Tony Blair was forced to deny internet rumours yesterday
linking him with the divorce of Rupert Murdoch and Wendi Deng.
The internet was awash with unfounded suggestions that the
former PM may have been romantically involved with 44-year-old Miss Deng, who
is a close friend.
The speculation followed a Twitter claim by BBC business
editor Robert Peston – who has close links with News Corporation insiders –
that he had been ‘told that undisclosed
reasons for Murdoch divorcing his third wife are jaw-dropping and hate myself
for wanting to know what they are’.
The rumours are understood to have been emphatically
rejected by Blair aides as untrue and also as highly defamatory.
A spokesman for Mr Blair, 60, told the Hollywood Reporter:
‘If you are asking if they are having an affair, the answer is no.’
The spokesman said the former PM would not be making a
public comment on the divorce himself.
With no explanation forthcoming from the Murdoch camp,
rumours started flying within hours of the news on Thursday that the
82-year-old media tycoon had filed for divorce in a New York court.
It is no secret that Miss Deng and Mr Blair are close
friends. He is godfather to Grace, her oldest child.
Murdoch biographer Michael Wolff described him as ‘one of
Wendi’s first official social conquests’
and suggested that Mr Blair had seen her as a key link in his efforts to woo
her politically powerful husband.
Mr Murdoch, who is estimated to be worth nearly £6billion,
cited as grounds for the divorce ‘that the relationship has broken down
irretrievably’.
Insiders said the 14-year marriage has been strained for
years.
Some pointed to an article in the New York Times last year
in which her friends admitted the Murdochs were living ‘largely separate lives’
as Miss Deng looked after their two children while her husband ran his global
empire.
They reportedly came close to splitting up as long ago as
2006 when she reacted with fury to her husband’s decision that their daughters,
Grace, 11, and Chloe, nine, would not have the same say over the running of the
family business as his children from previous marriages.
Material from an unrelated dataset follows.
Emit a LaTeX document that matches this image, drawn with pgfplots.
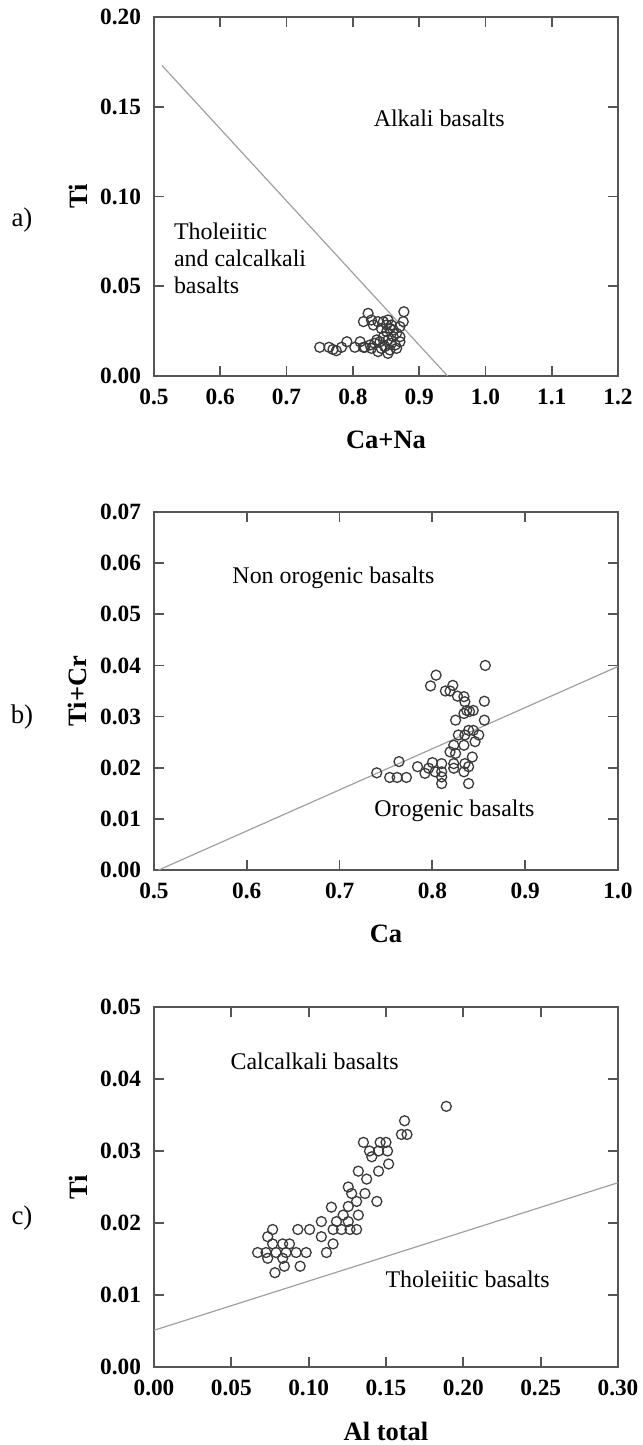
\documentclass[border=0pt]{standalone}
\usepackage{fontspec}
\setmainfont{Liberation Serif}
\usepackage{pgfplots}
\pgfplotsset{compat=1.18}

\definecolor{axisgray}{HTML}{555555}
\definecolor{markgray}{HTML}{3A3A3A}
\definecolor{linegray}{HTML}{A0A0A0}

\pgfplotsset{
  panel/.style={
    width=232bp, scale only axis, clip=false,
    scaled ticks=false,
    axis line style={axisgray, line width=0.9bp},
    tick style={axisgray, line width=0.9bp},
    major tick length=5bp,
    tick align=inside,
    /pgf/number format/assume math mode=true,
    ticklabel style={font=\fontsize{11.7}{14}\selectfont\bfseries},
    xticklabel style={yshift=-3bp},
    yticklabel style={xshift=-3bp},
    label style={font=\fontsize{13.3}{16}\selectfont\bfseries},
    xlabel style={at={(axis description cs:0.5,-0.203)}, anchor=base},
    ylabel style={at={(axis description cs:-0.164,0.5)}, anchor=center},
  },
  xprec/.style={xticklabel style={/pgf/number format/fixed,
    /pgf/number format/fixed zerofill, /pgf/number format/precision=#1}},
  yprec/.style={yticklabel style={/pgf/number format/fixed,
    /pgf/number format/fixed zerofill, /pgf/number format/precision=#1}},
  pts/.style={only marks, mark=o, mark size=2.5bp,
    mark options={draw=markgray, line width=0.65bp}},
  border/.style={linegray, line width=0.6bp, no marks},
}
\newcommand{\annot}{\fontsize{12}{14}\selectfont}
\newcommand{\plab}{\fontsize{13.5}{16}\selectfont}

\begin{document}
\begin{tikzpicture}
\useasboundingbox (0,0) rectangle (321.5bp,-722.5bp);

% (a) Ti vs Ca+Na
\begin{axis}[panel, at={(77bp,-188bp)}, anchor=south west, height=179.5bp,
  xmin=0.5, xmax=1.2, ymin=0, ymax=0.20,
  xtick={0.5,0.6,...,1.2}, ytick={0,0.05,...,0.2},
  xprec=1, yprec=2,
  xlabel={Ca+Na}, ylabel={Ti}]
\addplot[border] coordinates {(0.512,0.173) (0.943,0)};
\addplot[pts] table {
0.750 0.0160
0.764 0.0160
0.770 0.0148
0.775 0.0141
0.783 0.0160
0.791 0.0191
0.803 0.0160
0.811 0.0191
0.816 0.0160
0.823 0.0349
0.816 0.0303
0.828 0.0312
0.838 0.0303
0.853 0.0312
0.877 0.0358
0.876 0.0303
0.871 0.0275
0.818 0.0160
0.826 0.0173
0.833 0.0182
0.841 0.0191
0.846 0.0219
0.851 0.0247
0.856 0.0265
0.861 0.0256
0.866 0.0238
0.871 0.0219
0.853 0.0201
0.858 0.0182
0.864 0.0173
0.848 0.0164
0.843 0.0154
0.856 0.0145
0.853 0.0126
0.866 0.0154
0.871 0.0191
0.861 0.0219
0.851 0.0284
0.843 0.0265
0.836 0.0201
0.828 0.0154
0.838 0.0136
0.846 0.0303
0.858 0.0284
0.831 0.0284
};
\node[anchor=base west, font=\annot] at (axis cs:0.821,0.139) {Alkali basalts};
\node[anchor=base west, font=\annot] at (axis cs:0.5196,0.0758) {Tholeiitic};
\node[anchor=base west, font=\annot] at (axis cs:0.5196,0.0609) {and calcalkali};
\node[anchor=base west, font=\annot] at (axis cs:0.5196,0.0460) {basalts};
\node[font=\plab] at (axis description cs:-0.2845,0.4345) {a)};
\end{axis}

% (b) Ti+Cr vs Ca
\begin{axis}[panel, at={(77bp,-435bp)}, anchor=south west, height=179bp,
  xmin=0.5, xmax=1.0, ymin=0, ymax=0.07,
  xtick={0.5,0.6,...,1.0}, ytick={0,0.01,...,0.07},
  xprec=1, yprec=2,
  xlabel={Ca}, ylabel={Ti+Cr}]
\addplot[border] coordinates {(0.505,0) (1.0,0.0398)};
\addplot[pts] table {
0.857 0.0400
0.804 0.0381
0.798 0.0360
0.814 0.0350
0.822 0.0361
0.819 0.0350
0.827 0.0340
0.834 0.0339
0.835 0.0329
0.856 0.0330
0.837 0.0312
0.840 0.0310
0.844 0.0312
0.834 0.0306
0.856 0.0293
0.825 0.0293
0.839 0.0273
0.844 0.0273
0.835 0.0264
0.828 0.0264
0.850 0.0264
0.846 0.0251
0.823 0.0244
0.834 0.0244
0.819 0.0231
0.825 0.0228
0.843 0.0221
0.764 0.0212
0.784 0.0202
0.800 0.0210
0.810 0.0208
0.823 0.0208
0.835 0.0208
0.796 0.0199
0.792 0.0189
0.803 0.0192
0.810 0.0192
0.823 0.0199
0.834 0.0192
0.839 0.0202
0.810 0.0182
0.810 0.0169
0.839 0.0169
0.740 0.0190
0.754 0.0181
0.762 0.0181
0.772 0.0181
};
\node[anchor=base west, font=\annot] at (axis cs:0.577,0.0561) {Non orogenic basalts};
\node[anchor=base west, font=\annot] at (axis cs:0.730,0.0104) {Orogenic basalts};
\node[font=\plab] at (axis description cs:-0.2845,0.427) {b)};
\end{axis}

% (c) Ti vs Al total
\begin{axis}[panel, at={(77bp,-683.5bp)}, anchor=south west, height=180bp,
  xmin=0, xmax=0.30, ymin=0, ymax=0.05,
  xtick={0,0.05,...,0.3}, ytick={0,0.01,...,0.05},
  xprec=2, yprec=2,
  xlabel={Al total}, ylabel={Ti}]
\addplot[border] coordinates {(0,0.0051) (0.30,0.0256)};
\addplot[pts] table {
0.189 0.0362
0.162 0.0342
0.160 0.0323
0.1636 0.0323
0.1354 0.0312
0.1462 0.0312
0.150 0.0312
0.1393 0.0300
0.1452 0.0300
0.151 0.0300
0.1408 0.0292
0.1517 0.0282
0.1321 0.0272
0.1452 0.0272
0.1375 0.0261
0.1256 0.0250
0.1278 0.0241
0.1364 0.0241
0.1441 0.0230
0.131 0.0230
0.1256 0.0223
0.1147 0.0222
0.1321 0.0211
0.1223 0.0211
0.1082 0.0202
0.118 0.0202
0.1256 0.0202
0.1158 0.0191
0.1212 0.0191
0.1267 0.0191
0.131 0.0191
0.093 0.0191
0.1006 0.0191
0.0767 0.0191
0.1082 0.0181
0.0735 0.0181
0.1158 0.0171
0.0767 0.0171
0.0832 0.0171
0.0876 0.0171
0.067 0.0159
0.0724 0.0159
0.0789 0.0159
0.0854 0.0159
0.0919 0.0159
0.0984 0.0159
0.1115 0.0159
0.0735 0.0151
0.0832 0.0151
0.0843 0.0140
0.0945 0.0140
0.0782 0.0131
};
\node[anchor=base west, font=\annot] at (axis cs:0.045,0.0413) {Calcalkali basalts};
\node[anchor=base west, font=\annot] at (axis cs:0.1452,0.0111) {Tholeiitic basalts};
\node[font=\plab] at (axis description cs:-0.2845,0.414) {c)};
\end{axis}
\end{tikzpicture}
\end{document}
Murdoch biographer Neil Chenoweth suggested yesterday that
Mr Murdoch had planned the divorce as long ago as February because the death of
his mother two months earlier gave him extra shares in the family business that
he could use to pay off his wife.
In the same month, observers of the couple at the Oscars saw
a noticeable change in Miss Deng’s behaviour towards her husband.
‘She was snippy with him during the Oscar weekend and she’s
really impatient with him these days,’ a source at the time told Deadline
Hollywood, a film industry website which first reported the divorce.
Michael Wolff recalled reports that Mr Murdoch told his
oldest son, Lachlan, some years ago that he had concluded that marrying the
Chinese-born Miss Deng was a ‘mistake’.
Other sources claimed the
workaholic Mr Murdoch was more concerned wi
th the imminent division of
his media empire into publishing and entertainment arms than with his split
from his wife.
Although the couple have a
pre-nuptial agreement which should ensure that the Murdoch empire is not
affected by the split, their settlement will have to sort out what happens to
their seven homes.
They include a Manhattan apartment Mr Murdoch bought for
£30million, a 16-acre Californian vineyard, a flat in London’s Mayfair, an
11-bedroom house in Beverly Hills and a period house outside the Forbidden City
in Beijing.
The Wall Street Journal reported in 2000 that Miss Deng
helped to cause the break-up of the marriage of an American couple, Jake and
Joyce Cherry, who had befriended her when she was a student.
In 1988, they arranged for Miss Deng, then aged 19, to leave
China for Los Angeles to learn English.
She reportedly ran off with
53-year-old Mr Cherry and later married him, enabling her to get a
‘green card’ to work in the US.
The marriage soon ended after Mr Cherry discovered she was
spending time with a man nearly half his age, said the Journal.